The previous night I attended a Bruno Mars concert with my wife, Jill, and stepson, Logan, at the United Center in Chicago. It was an electrifying show, but it also made me feel like I’m not as young as I used to be. There were—I’m guessing—18,000 fans in attendance, many of them singing, dancing, and drinking, living it up on a Friday night like I used to do. We sat on the second level of the arena, just behind the stage on the left side, not far from ear-splitting fireworks that must have gone off at least 10 times. I wore foam ear plugs and Jill and Logan made fun of me. By the end of the night, they wanted to use the extra pairs I had brought.
Now worlds away from that cavernous arena that can get darned loud, I’m wearing the waxy ear plugs that floaters in the pod are required to insert. It’s peaceful and my limbs feel heavy in the water, though that will change in several minutes. I decide I want to lose myself in meditation and begin breathing slowly and deeply. My breath is loud in my ears, but that’s all right—it helps me concentrate on nothing but inhaling and exhaling.
For some reason my eyes want to stay slightly open, so through slits I can vaguely formulate those hues of color.

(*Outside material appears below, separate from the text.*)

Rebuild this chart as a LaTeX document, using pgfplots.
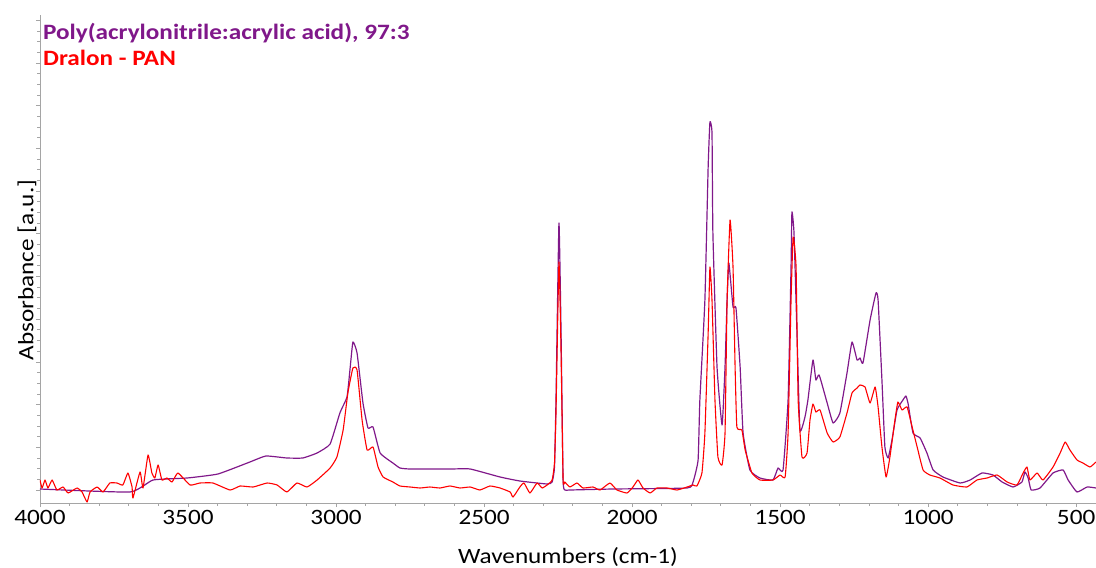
\documentclass[border=0pt]{standalone}
\usepackage{fontspec}
\setmainfont{Carlito}[FakeStretch=1.15]
\usepackage{pgfplots}
\pgfplotsset{compat=1.18}
\definecolor{ppl}{RGB}{128,24,138}
\definecolor{axgray}{RGB}{165,165,165}

\pgfplotstableread{
x y
4000 14
3696 11
3618 23
3503 25
3399 29
3291 41
3237 47
3166 45
3112 45
3064 50
3020 59
2987 90
2963 106
2953 133
2943 161
2929 150
2909 100
2892 75
2875 76
2851 50
2808 40
2784 35
2750 34
2615 34
2547 34
2446 26
2379 22
2287 19
2270 21
2262 36
2257 103
2247 280
2240 173
2233 23
2227 13
2210 13
2064 14
1814 15
1794 21
1777 43
1771 103
1754 203
1743 336
1737 381
1730 370
1727 270
1713 136
1696 78
1686 136
1679 203
1673 240
1659 196
1649 195
1635 136
1625 70
1602 33
1568 25
1524 23
1507 35
1490 33
1473 103
1463 236
1460 291
1453 270
1443 170
1433 73
1416 86
1406 103
1389 143
1379 123
1368 128
1341 100
1321 80
1298 90
1274 130
1257 161
1240 143
1230 145
1220 140
1196 183
1176 210
1169 203
1156 123
1146 56
1135 45
1122 63
1105 93
1085 103
1075 107
1068 100
1051 70
1027 65
1004 50
983 33
950 26
892 20
858 23
818 30
781 28
750 21
713 16
683 21
673 31
662 25
652 13
622 15
578 30
544 33
527 23
497 11
463 16
433 15
}\purpledata

\pgfplotstableread{
x y
4000 23
3993 15
3983 23
3973 15
3959 23
3943 13
3922 16
3905 10
3875 15
3858 11
3841 1
3831 11
3807 16
3787 11
3764 20
3740 20
3720 18
3703 30
3689 16
3686 5
3662 31
3652 15
3635 48
3622 30
3612 25
3601 38
3588 23
3571 25
3554 21
3534 30
3493 18
3460 20
3416 20
3358 13
3324 17
3280 16
3233 20
3199 18
3166 11
3132 20
3098 16
3064 23
3020 35
2997 46
2976 73
2960 110
2943 135
2929 133
2912 83
2895 53
2875 56
2858 36
2841 26
2808 21
2784 17
2750 16
2716 15
2683 16
2649 15
2615 17
2581 15
2547 16
2514 13
2480 17
2446 15
2412 11
2402 6
2379 16
2365 20
2345 10
2321 20
2304 15
2287 18
2270 23
2262 40
2257 90
2247 241
2240 153
2233 23
2227 21
2210 16
2186 20
2166 15
2132 16
2108 13
2075 20
2051 13
2017 10
1997 16
1980 23
1963 15
1939 10
1916 15
1882 15
1848 13
1814 16
1794 18
1781 17
1764 30
1754 70
1743 170
1737 236
1730 203
1720 103
1710 46
1696 38
1686 70
1679 203
1669 283
1659 236
1652 136
1646 76
1629 73
1618 53
1595 30
1568 23
1524 23
1500 28
1483 26
1473 70
1463 203
1456 266
1446 236
1439 103
1426 46
1409 50
1399 83
1389 99
1379 91
1365 93
1341 70
1321 61
1298 66
1274 90
1257 110
1240 115
1230 118
1213 116
1196 100
1179 116
1169 96
1156 56
1142 26
1129 46
1112 83
1102 101
1088 93
1071 96
1054 76
1037 56
1017 33
994 28
960 25
916 18
869 16
835 23
801 25
767 28
733 21
700 18
679 30
666 36
656 23
632 30
612 23
578 36
554 50
537 61
521 53
497 43
477 40
453 36
433 41
}\reddata

\begin{document}
\begin{tikzpicture}
\begin{axis}[
  at={(0,0)}, anchor=south west,
  scale only axis, width=1056bp, height=488bp,
  x dir=reverse, xmin=433, xmax=4000, ymin=0, ymax=488,
  axis x line*=bottom, axis y line*=left,
  axis line style={axgray, line width=0.8pt},
  xtick={500,1000,...,4000}, minor x tick num=4,
  ytick={13,55.7,98.4,141.1,183.8,226.5,269.2,311.9,354.6,397.3,440,482.7},
  yticklabels={}, minor y tick num=3,
  tick align=outside,
  major tick length=4bp, minor tick length=2.5bp,
  tick style={axgray, line width=0.8pt},
  /pgf/number format/assume math mode=true,
  /pgf/number format/1000 sep={},
  x tick label style={font=\fontsize{22}{26}\selectfont},
  xlabel={Wavenumbers (cm-1)}, ylabel={Absorbance [a.u.]},
  label style={font=\fontsize{22}{26}\selectfont},
  xlabel style={at={(axis description cs:0.5,0)}, anchor=base, yshift=-60bp},
  ylabel style={at={(axis description cs:0,0.5)}, anchor=south, xshift=-11bp},
]
\addplot[ppl, line width=1.2pt, smooth, tension=0.25, line join=round] table[x=x,y=y] {\purpledata};
\addplot[red, line width=1.1pt, smooth, tension=0.25, line join=round] table[x=x,y=y] {\reddata};
\node[anchor=base west, inner sep=0, text=ppl, font=\bfseries\fontsize{22}{26}\selectfont] at (axis description cs:0.0028,0.9488) {Poly(acrylonitrile:acrylic acid), 97:3};
\node[anchor=base west, inner sep=0, text=red, font=\bfseries\fontsize{22}{26}\selectfont] at (axis description cs:0.0028,0.8975) {Dralon - PAN};
\end{axis}
\pgfresetboundingbox
\path[use as bounding box] (-40bp,-65bp) rectangle (1056bp,503bp);
\end{tikzpicture}
\end{document}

At first I see a yellowish tinge that reminds me of sunbathing without the intense heat. Later I absorb a blue tone, and still later, white. As I become more relaxed, my breathing eases and a tomb-like silence pervades.
I reach the edge of a meditative state, and I know I’m going to fully get there. When I do, my arms and legs feel as if they’re nonexistent. I have an out-of-body experience and envision just my head poking out of the water. I’m simply gone, and it’s hard to rise up and out of the water when the recorded female voice surprises me out of my trance, informing me that the session is over.
The low-lit dressing-room where the pod is located is spacious and luxurious—floaters can spoil themselves at 217 Float. I shower again and dress slowly, feeling numbed-out but extremely good. I put my contacts back in and forego using the provided hair gel by the sink since it’s almost 9 p.m.—who cares how my hair looks at this point in the day?
Michelle, the manager, is standing by the front counter with Madison as I’m leaving, helping to close up shop. She knows I was in Chicago and asks how the trip went. I tell her about the Bruno Mars concert, and Madison informs me that she was also in attendance. She watched the show on the floor, just 20 rows back from the stage on the left side. I doubt the fireworks at the concert set a 20-year-old on edge as much as they did me. My ultra-relaxed state lasted through the rest of the night and into Sunday morning, when I thought of the song “Perm” by Bruno Mars, from his latest album. There’s a line in the tune in which Mars tells listeners—doing his best James Brown impression—“Ya gotta relax.” I wonder if the energetic entertainer has ever floated. It accomplishes what he recommends.